Franklin: Certificate Concerning Silas Deane1
[December 18, 1782]
Certain paragraphs having lately appeared in the English newspapers, importing, that Silas Deane, Esqr. formerly Agent and Commissioner Plenipotentiary, of the United States of America, had sometime after his first “arrival in France, purchased in that kingdom, for the use of his countrymen, 30,000 muskets, &c. that he gave three livres for each of them, being old condemned arms; that he had them cleaned and vamped up, which cost near three livres more,4 & that for each of these, he charged and received a louis d’or.” And that he also committed similar frauds, in the purchase of other articles, for the use of his country; and Mr. Deane having represented, that the said paragraphs are likely to injure him in the opinions of many persons, unacquainted with his conduct, whilst in public service; I think it my duty, in compliance with his request, to certify, and declare, that the paragraphs in question, according to my best knowledge and belief, are entirely false, and that I have never known, or suspected any cause to charge the said Silas Deane with any want of probity, in any purchase, or bargain whatever made by him for the use or account of the United States.
Given at Passy, the 18th December, 1782
Minister Plenipotentiary from the
United States of America, at the Court of France.
1. Deane sent copies of this certificate to British newspapers, paired with a copy of BF’s letter to then-president of Congress Laurens, written when Deane was recalled: XXVI, 203–4. These documents, with an introductory statement by Deane, were published in three papers that we know of: the Whitehall Evening Post and the General Evening Post, issues of Jan. 9–11, 1783, and the London Courant, which reprinted them on Jan. 10, reportedly from an evening paper. A slightly variant version, identifying the London Morning Post as the source of the recent “libel” and including a final paragraph summarizing Deane’s public service, was reprinted from an unnamed source in The Remembrancer, XVI (1783, part II), 6–7.
2. Deane wrote this Address in mid-1783 and sent it to America for publication; he then had it printed in London. We have chosen the text from this edition, reprinted from a London version, because it most closely resembles the draft that Bancroft prepared for BF. (The draft lacks the signature and dateline, and takes a great deal of punctuation for granted.) The Address is published in Deane Papers, V, 235–79; see also p. 221.
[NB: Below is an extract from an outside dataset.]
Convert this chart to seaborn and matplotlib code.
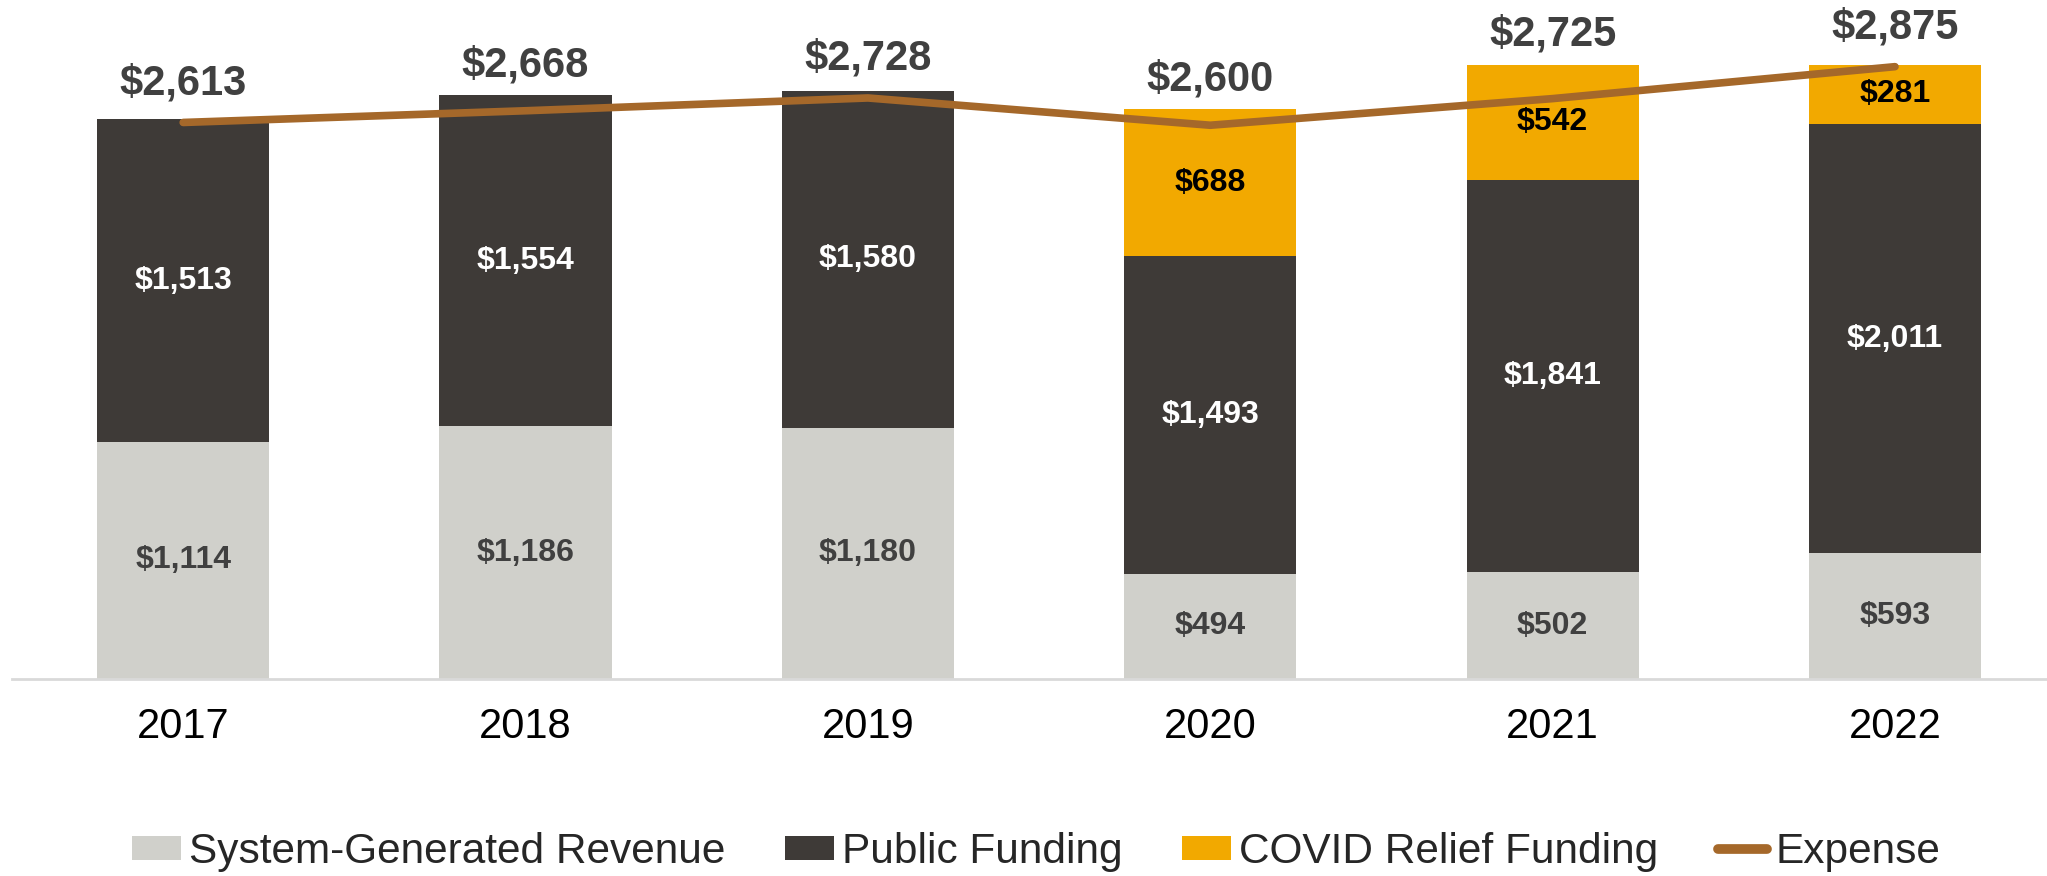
import numpy as np
import pandas as pd
import matplotlib
matplotlib.use("Agg")
import matplotlib.pyplot as plt
from matplotlib.patches import Patch
from matplotlib.lines import Line2D
import seaborn as sns

years = ["2017", "2018", "2019", "2020", "2021", "2022"]
system_revenue = [1114, 1186, 1180, 494, 502, 593]
public_funding = [1513, 1554, 1580, 1493, 1841, 2011]
covid_relief = [0, 0, 0, 688, 542, 281]
expense = [2613, 2668, 2728, 2600, 2725, 2875]

C_SYS = "#D0D0CB"
C_PUB = "#3E3A37"
C_COVID = "#F2A900"
C_EXP = "#A5682A"
C_TXT = "#404040"

sns.set_theme(style="white")
plt.rcParams["font.family"] = ["Liberation Sans", "DejaVu Sans"]

sysr = np.array(system_revenue, dtype=float)
pub = np.array(public_funding, dtype=float)
cov = np.array(covid_relief, dtype=float)
exp_ = np.array(expense, dtype=float)
lvl1 = sysr
lvl2 = sysr + pub
lvl3 = sysr + pub + cov

fig = plt.figure(figsize=(20.47, 8.76), dpi=100)
ax = fig.add_axes([12 / 2047, 197 / 876, 2035 / 2047, 679 / 876])

df = pd.DataFrame({"year": years, "l1": lvl1, "l2": lvl2, "l3": lvl3})
bw = 0.503
sns.barplot(data=df, x="year", y="l3", color=C_COVID, width=bw, saturation=1, linewidth=0, ax=ax)
sns.barplot(data=df, x="year", y="l2", color=C_PUB, width=bw, saturation=1, linewidth=0, ax=ax)
sns.barplot(data=df, x="year", y="l1", color=C_SYS, width=bw, saturation=1, linewidth=0, ax=ax)

xpos = np.arange(len(years))
sns.lineplot(x=xpos, y=exp_, color=C_EXP, linewidth=5.5, ax=ax, solid_capstyle="round", legend=False)

# segment labels
for i in range(len(years)):
    ax.text(i, sysr[i] / 2, f"${int(sysr[i]):,}", ha="center", va="center",
            fontsize=23, fontweight="bold", color=C_TXT)
    ax.text(i, sysr[i] + pub[i] / 2, f"${int(pub[i]):,}", ha="center", va="center",
            fontsize=23, fontweight="bold", color="white")
    if cov[i] > 0:
        ax.text(i, lvl2[i] + cov[i] / 2, f"${int(cov[i]):,}", ha="center", va="center",
                fontsize=23, fontweight="bold", color="black")
    ytop = max(exp_[i] + 185, lvl3[i] + 140)
    ax.text(i, ytop, f"${int(exp_[i]):,}", ha="center", va="center",
            fontsize=30, fontweight="bold", color=C_TXT)

ax.set_ylim(0, 3188)
ax.set_xlim(-0.5, 5.444)
ax.set_xlabel("")
ax.set_ylabel("")
ax.set_yticks([])
ax.tick_params(axis="x", length=0, pad=20, labelsize=30, labelcolor="black")
for s in ["top", "right", "left"]:
    ax.spines[s].set_visible(False)
ax.spines["bottom"].set_color("#D9D9D9")
ax.spines["bottom"].set_linewidth(2)

handles = [
    Patch(facecolor=C_SYS, edgecolor="none", label="System-Generated Revenue"),
    Patch(facecolor=C_PUB, edgecolor="none", label="Public Funding"),
    Patch(facecolor=C_COVID, edgecolor="none", label="COVID Relief Funding"),
    Line2D([0], [0], color=C_EXP, linewidth=7, solid_capstyle="round", label="Expense"),
]
fig.legend(handles=handles, loc="center", bbox_to_anchor=(1036 / 2047, 24 / 876), ncol=4,
           frameon=False, fontsize=30.5, handlelength=1.15, handleheight=0.5,
           handletextpad=0.2, columnspacing=1.4, borderaxespad=0)

fig.savefig("out.png", dpi=100)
3. In the hand of Edward Bancroft; see his Dec. 15 letter to BF. BF endorsed it, “Draft of the Certificate I sign’d for Mr Deane”. WTF forwarded the signed certificate to Bancroft shortly before Dec. 28, when Bancroft wrote to thank him for it. APS.
4. On arriving in France in 1776, Deane, in association with Beaumarchais, entered into contracts for arms and supplies. The following year Deane, BF, and Arthur Lee purchased a number of muskets: XXIII, 25, 351, 379–80, 450–1; Deane Papers, I, 247–9. In May, 1777, the commissioners signed a contract for repairing the muskets: XXIV, 100–1.